Re: Reincarnation,Was Tao of Physics

Robert Owen (rowen@technologist.com)
Sun, 24 Oct 1999 23:22:49 -0400

Technotranscendence wrote:

> On Sunday, October 24, 1999 8:52 AM Spudboy100@aol.com wrote:
> >
> > "Ultimately, intelligence will be a force to reckon with, even for the Big
> > Celestial forces. The laws of physics are not repealed by intelligence,
> > but they effectively evaporate in its presence."

With all due respect, what on earth does this mean? The statement, when subjected to a reductio ad absurdum procedure, evaporates in its presence.

I have, as some of you know, been corresponding with Remi Sussan on the subject of his analysis of "Extropianism"; part of my motivation is the desire that Remi express his highly intelligent results in a manner inoffensive to List members so they give his remarks the attention they deserve.

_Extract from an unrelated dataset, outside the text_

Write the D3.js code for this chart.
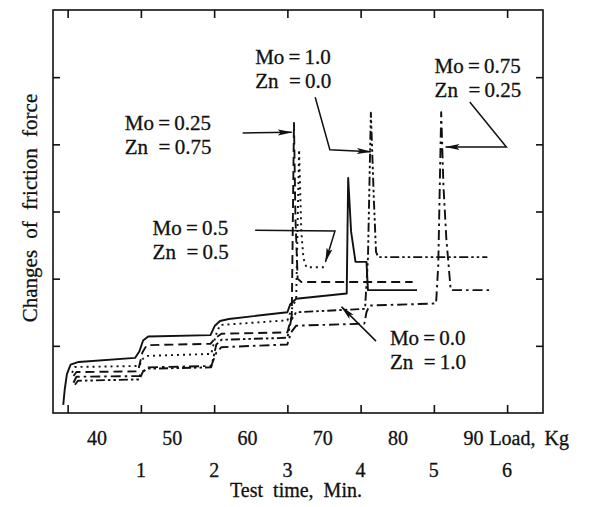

I haven't the faintest idea what a "Big Celestial force" is, or in what sense "intelligence" may be treated as a "force" except with reference to the paranormal concept of "telekinesis" or what justifies the extrapolation of civil law to the ordered sequences of events whose patterns are metaphorically called "laws". Many universes are possible in theory, but we know of only one in fact, and we have learned that its spatial dimension is expanding such that the apparent distances between objects currently must increase as a function of the magnitude of the space they occupy. Give me one good reason for believing that intelligence per se can reverse this trend or abolish a dynamic universe, or for withholding my judgment that Ray Kurzweil's statement is, if taken literally, delusional.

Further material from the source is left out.